Directive:
Without the pictures, copy the entries below word for word.

- - - - -

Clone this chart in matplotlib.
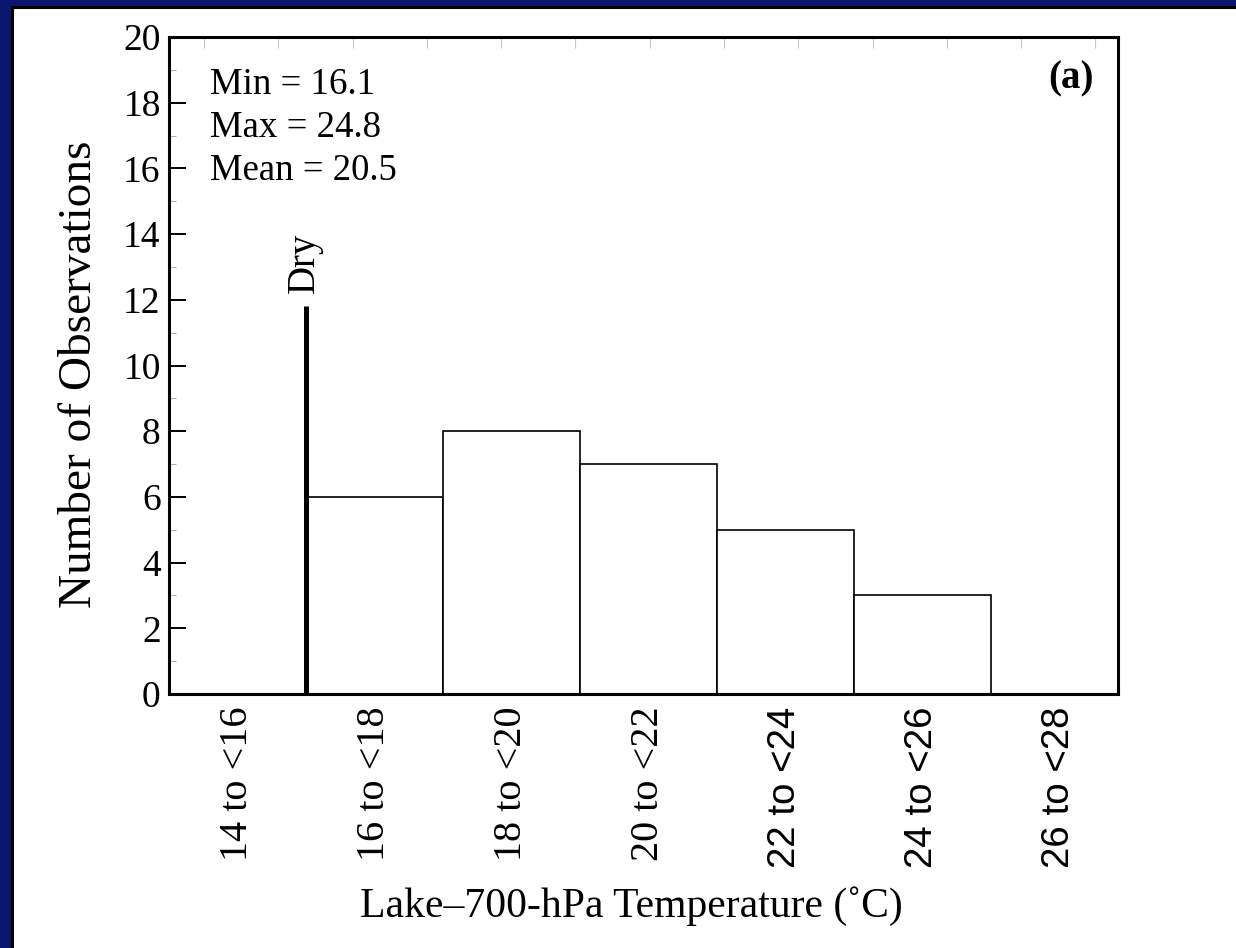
import numpy as np
import matplotlib
matplotlib.use("Agg")
from matplotlib import pyplot as plt
from matplotlib.patches import Rectangle

# histogram data
bin_left = [14, 16, 18, 20, 22, 24, 26]
counts = [0, 6, 8, 7, 5, 3, 0]
bin_labels = ['14 to <16', '16 to <18', '18 to <20', '20 to <22',
              '22 to <24', '24 to <26', '26 to <28']
label_fonts = ['serif', 'serif', 'serif', 'serif', 'sans', 'sans', 'sans']
stats = ['Min = 16.1', 'Max = 24.8', 'Mean = 20.5']
dry_x = 16
dry_top = 11.8

serif = 'Liberation Serif'
sans = 'Liberation Sans'

fig = plt.figure(figsize=(12.36, 9.48), dpi=100, facecolor='#0b166e')
# white slide panel with black edge
fig.patches.append(Rectangle((11.5 / 1236, -0.01), 1.02, 1 - 7 / 948 + 0.01,
                             transform=fig.transFigure, facecolor='white',
                             edgecolor='black', linewidth=2.2, zorder=-10))

ax = fig.add_axes([169 / 1236, 1 - 694 / 948, 949 / 1236, 657 / 948])

ax.bar(bin_left, counts, width=2, align='edge', facecolor='white',
       edgecolor='black', linewidth=1.2, zorder=2)
ax.vlines(dry_x, 0, dry_top, color='black', linewidth=3.6, zorder=3)
ax.text(dry_x - 0.02, 12.2, 'Dry', rotation=90, ha='center', va='bottom',
        fontsize=28, family=serif)

for i, s in enumerate(stats):
    ax.text(14.6, 18.26 - i * 1.3, s, ha='left', va='baseline',
            fontsize=26.5, family=serif)
ax.text(0.974, 0.922, '(a)', transform=ax.transAxes, ha='right',
        va='baseline', fontsize=28, family=serif, fontweight='bold')

ax.set_xlim(14, 27.86)
ax.set_ylim(0, 20)

centers = np.array(bin_left) + 1
ax.set_xticks(centers)
ax.set_xticklabels(bin_labels, rotation=90)
for lab, f in zip(ax.get_xticklabels(), label_fonts):
    if f == 'serif':
        lab.set_family(serif)
        lab.set_fontsize(29)
    else:
        lab.set_family(sans)
        lab.set_fontsize(27.7)
ax.tick_params(axis='x', which='major', length=0, pad=9)

ax.set_yticks(np.arange(0, 21, 2))
ax.set_yticks(np.arange(1, 20, 2), minor=True)
for lab in ax.get_yticklabels():
    lab.set_family(serif)
    lab.set_fontsize(27)
ax.tick_params(axis='y', which='major', direction='in', length=12,
               width=1.4, pad=6)
ax.tick_params(axis='y', which='minor', direction='in', length=5,
               width=0.8, color='#b0b0b0')

# faint marks along the top edge
ax.set_xticks(np.arange(14.51, 27.8, 1.085), minor=True)
ax.tick_params(axis='x', which='minor', bottom=False, top=True,
               direction='in', length=8, width=0.8, color='#c8c8c8')

for sp in ax.spines.values():
    sp.set_linewidth(2.2)

ax.set_ylabel('Number of Observations', fontsize=34, family=serif)
ax.yaxis.set_label_coords(-0.072, 0.486)
ax.set_xlabel('Lake\u2013700-hPa Temperature (\u02daC)', fontsize=30,
              family=serif)
ax.xaxis.set_label_coords(0.487, -0.292)

fig.savefig('out.png', dpi=100, facecolor=fig.get_facecolor())
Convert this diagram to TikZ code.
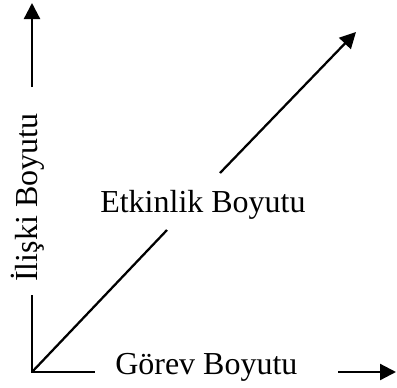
\documentclass[tikz,border=0pt]{standalone}
\usepackage{fontspec}
\setmainfont{Liberation Serif}
\usetikzlibrary{arrows.meta}
\begin{document}
\begin{tikzpicture}[x=0.75pt,y=-0.75pt,
  axis/.style={line width=1.7pt},
  arr/.style={axis,-{Triangle[length=12pt,width=12pt]}},
  lbl/.style={inner sep=0pt,font=\fontsize{24}{28}\selectfont}]
\useasboundingbox (0,0) rectangle (397,387);
\coordinate (O) at (32,372);
% labels
\node[lbl,anchor=base west] (gorev) at (115,374) {Görev Boyutu};
\node[lbl,anchor=base west] (etkin) at (100,212) {Etkinlik Boyutu};
\node[lbl,anchor=base west,rotate=90] (iliski) at (37,282) {İlişki Boyutu};
% segment ends
\coordinate (v1) at (32,295);
\coordinate (v2) at (32,87);
\coordinate (vt) at (32,3);
\coordinate (h1) at (95,372);
\coordinate (h2) at (338,372);
\coordinate (ht) at (396,372);
\coordinate (d1) at (167,230);
\coordinate (d2) at (220,173);
\coordinate (dt) at (356,32);
% axes
\draw[axis] (v1) -- (O) -- (h1);
\draw[arr] (v2) -- (vt);
\draw[arr] (h2) -- (ht);
\draw[axis] (O) -- (d1);
\draw[arr] (d2) -- (dt);
\end{tikzpicture}
\end{document}
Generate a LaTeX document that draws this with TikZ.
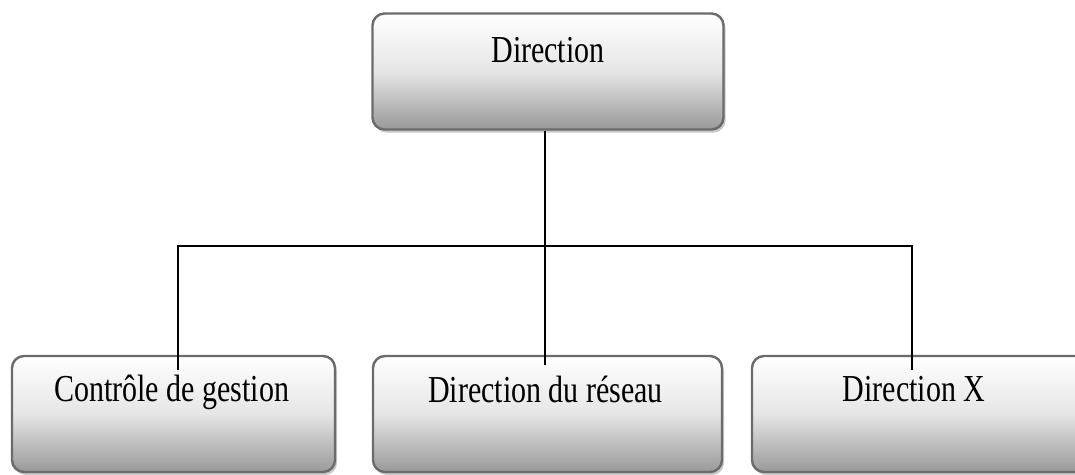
\documentclass[tikz,border=0pt]{standalone}
\usepackage{fontspec}
\setmainfont{Liberation Serif}
\usetikzlibrary{shadows}
\tikzset{
  unit/.style={rectangle, rounded corners=12pt, draw=black!58, line width=2.4pt,
    top color=white, bottom color=black!40, middle color=black!10,
    minimum height=116pt, inner sep=0pt,
    drop shadow={shadow xshift=2pt, shadow yshift=-3pt, fill=black!22, opacity=1}},
  lbl/.style={anchor=base, inner sep=0pt, font=\fontsize{30}{30}\selectfont},
  link/.style={draw=black, line width=2.6pt}
}
\newcommand{\tall}[1]{\scalebox{1}[1.27]{#1}}
\begin{document}
\begin{tikzpicture}[x=1pt,y=-1pt]
\useasboundingbox (0,0) rectangle (1075,474);
\clip (0,0) rectangle (1075,474);
% organisation boxes
\node[unit, minimum width=351pt] (dir) at (548,71.5) {};
\node[unit, minimum width=323pt] (cg)  at (173.5,414) {};
\node[unit, minimum width=349pt] (dr)  at (547.5,414) {};
\node[unit, minimum width=340pt] (dx)  at (922,414) {};
% box titles
\node[lbl] at ([yshift=-50pt]dir.north) {\tall{Direction}};
\node[lbl] at ([xshift=-2pt,yshift=-47pt]cg.north) {\tall{Contrôle de gestion}};
\node[lbl] at ([xshift=-2pt,yshift=-48pt]dr.north) {\tall{Direction du réseau}};
\node[lbl] at ([xshift=-8pt,yshift=-47pt]dx.north) {\tall{Direction X}};
% branch points
\coordinate (bus) at (545,246);
\coordinate (busL) at (178,246);
\coordinate (busR) at (912,246);
\coordinate (endL) at (178,370);
\coordinate (endM) at (545,365);
\coordinate (endR) at (912,370);
% connectors
\draw[link] (dir.south -| bus) -- (endM);
\draw[link] (endL) -- (busL) -- (busR) -- (endR);
\end{tikzpicture}
\end{document}
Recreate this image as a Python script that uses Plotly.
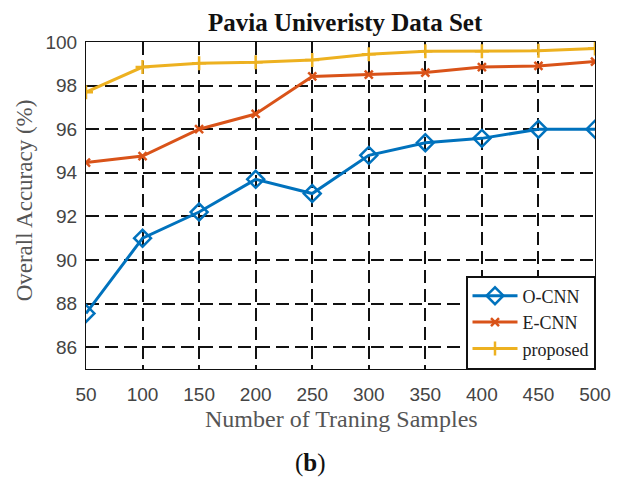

- - - - -

Result:
Clone this chart in matplotlib.
import numpy as np
import matplotlib
matplotlib.use("Agg")
from matplotlib import pyplot as plt
from matplotlib.patches import Rectangle

# histogram data
bin_left = [14, 16, 18, 20, 22, 24, 26]
counts = [0, 6, 8, 7, 5, 3, 0]
bin_labels = ['14 to <16', '16 to <18', '18 to <20', '20 to <22',
              '22 to <24', '24 to <26', '26 to <28']
label_fonts = ['serif', 'serif', 'serif', 'serif', 'sans', 'sans', 'sans']
stats = ['Min = 16.1', 'Max = 24.8', 'Mean = 20.5']
dry_x = 16
dry_top = 11.8

serif = 'Liberation Serif'
sans = 'Liberation Sans'

fig = plt.figure(figsize=(12.36, 9.48), dpi=100, facecolor='#0b166e')
# white slide panel with black edge
fig.patches.append(Rectangle((11.5 / 1236, -0.01), 1.02, 1 - 7 / 948 + 0.01,
                             transform=fig.transFigure, facecolor='white',
                             edgecolor='black', linewidth=2.2, zorder=-10))

ax = fig.add_axes([169 / 1236, 1 - 694 / 948, 949 / 1236, 657 / 948])

ax.bar(bin_left, counts, width=2, align='edge', facecolor='white',
       edgecolor='black', linewidth=1.2, zorder=2)
ax.vlines(dry_x, 0, dry_top, color='black', linewidth=3.6, zorder=3)
ax.text(dry_x - 0.02, 12.2, 'Dry', rotation=90, ha='center', va='bottom',
        fontsize=28, family=serif)

for i, s in enumerate(stats):
    ax.text(14.6, 18.26 - i * 1.3, s, ha='left', va='baseline',
            fontsize=26.5, family=serif)
ax.text(0.974, 0.922, '(a)', transform=ax.transAxes, ha='right',
        va='baseline', fontsize=28, family=serif, fontweight='bold')

ax.set_xlim(14, 27.86)
ax.set_ylim(0, 20)

centers = np.array(bin_left) + 1
ax.set_xticks(centers)
ax.set_xticklabels(bin_labels, rotation=90)
for lab, f in zip(ax.get_xticklabels(), label_fonts):
    if f == 'serif':
        lab.set_family(serif)
        lab.set_fontsize(29)
    else:
        lab.set_family(sans)
        lab.set_fontsize(27.7)
ax.tick_params(axis='x', which='major', length=0, pad=9)

ax.set_yticks(np.arange(0, 21, 2))
ax.set_yticks(np.arange(1, 20, 2), minor=True)
for lab in ax.get_yticklabels():
    lab.set_family(serif)
    lab.set_fontsize(27)
ax.tick_params(axis='y', which='major', direction='in', length=12,
               width=1.4, pad=6)
ax.tick_params(axis='y', which='minor', direction='in', length=5,
               width=0.8, color='#b0b0b0')

# faint marks along the top edge
ax.set_xticks(np.arange(14.51, 27.8, 1.085), minor=True)
ax.tick_params(axis='x', which='minor', bottom=False, top=True,
               direction='in', length=8, width=0.8, color='#c8c8c8')

for sp in ax.spines.values():
    sp.set_linewidth(2.2)

ax.set_ylabel('Number of Observations', fontsize=34, family=serif)
ax.yaxis.set_label_coords(-0.072, 0.486)
ax.set_xlabel('Lake\u2013700-hPa Temperature (\u02daC)', fontsize=30,
              family=serif)
ax.xaxis.set_label_coords(0.487, -0.292)

fig.savefig('out.png', dpi=100, facecolor=fig.get_facecolor())
Convert this diagram to TikZ code.
\documentclass[tikz,border=0pt]{standalone}
\usepackage{fontspec}
\setmainfont{Liberation Serif}
\usetikzlibrary{arrows.meta}
\begin{document}
\begin{tikzpicture}[x=0.75pt,y=-0.75pt,
  axis/.style={line width=1.7pt},
  arr/.style={axis,-{Triangle[length=12pt,width=12pt]}},
  lbl/.style={inner sep=0pt,font=\fontsize{24}{28}\selectfont}]
\useasboundingbox (0,0) rectangle (397,387);
\coordinate (O) at (32,372);
% labels
\node[lbl,anchor=base west] (gorev) at (115,374) {Görev Boyutu};
\node[lbl,anchor=base west] (etkin) at (100,212) {Etkinlik Boyutu};
\node[lbl,anchor=base west,rotate=90] (iliski) at (37,282) {İlişki Boyutu};
% segment ends
\coordinate (v1) at (32,295);
\coordinate (v2) at (32,87);
\coordinate (vt) at (32,3);
\coordinate (h1) at (95,372);
\coordinate (h2) at (338,372);
\coordinate (ht) at (396,372);
\coordinate (d1) at (167,230);
\coordinate (d2) at (220,173);
\coordinate (dt) at (356,32);
% axes
\draw[axis] (v1) -- (O) -- (h1);
\draw[arr] (v2) -- (vt);
\draw[arr] (h2) -- (ht);
\draw[axis] (O) -- (d1);
\draw[arr] (d2) -- (dt);
\end{tikzpicture}
\end{document}
Generate a LaTeX document that draws this with TikZ.
\documentclass[tikz,border=0pt]{standalone}
\usepackage{fontspec}
\setmainfont{Liberation Serif}
\usetikzlibrary{shadows}
\tikzset{
  unit/.style={rectangle, rounded corners=12pt, draw=black!58, line width=2.4pt,
    top color=white, bottom color=black!40, middle color=black!10,
    minimum height=116pt, inner sep=0pt,
    drop shadow={shadow xshift=2pt, shadow yshift=-3pt, fill=black!22, opacity=1}},
  lbl/.style={anchor=base, inner sep=0pt, font=\fontsize{30}{30}\selectfont},
  link/.style={draw=black, line width=2.6pt}
}
\newcommand{\tall}[1]{\scalebox{1}[1.27]{#1}}
\begin{document}
\begin{tikzpicture}[x=1pt,y=-1pt]
\useasboundingbox (0,0) rectangle (1075,474);
\clip (0,0) rectangle (1075,474);
% organisation boxes
\node[unit, minimum width=351pt] (dir) at (548,71.5) {};
\node[unit, minimum width=323pt] (cg)  at (173.5,414) {};
\node[unit, minimum width=349pt] (dr)  at (547.5,414) {};
\node[unit, minimum width=340pt] (dx)  at (922,414) {};
% box titles
\node[lbl] at ([yshift=-50pt]dir.north) {\tall{Direction}};
\node[lbl] at ([xshift=-2pt,yshift=-47pt]cg.north) {\tall{Contrôle de gestion}};
\node[lbl] at ([xshift=-2pt,yshift=-48pt]dr.north) {\tall{Direction du réseau}};
\node[lbl] at ([xshift=-8pt,yshift=-47pt]dx.north) {\tall{Direction X}};
% branch points
\coordinate (bus) at (545,246);
\coordinate (busL) at (178,246);
\coordinate (busR) at (912,246);
\coordinate (endL) at (178,370);
\coordinate (endM) at (545,365);
\coordinate (endR) at (912,370);
% connectors
\draw[link] (dir.south -| bus) -- (endM);
\draw[link] (endL) -- (busL) -- (busR) -- (endR);
\end{tikzpicture}
\end{document}
Recreate this image as a Python script that uses Plotly.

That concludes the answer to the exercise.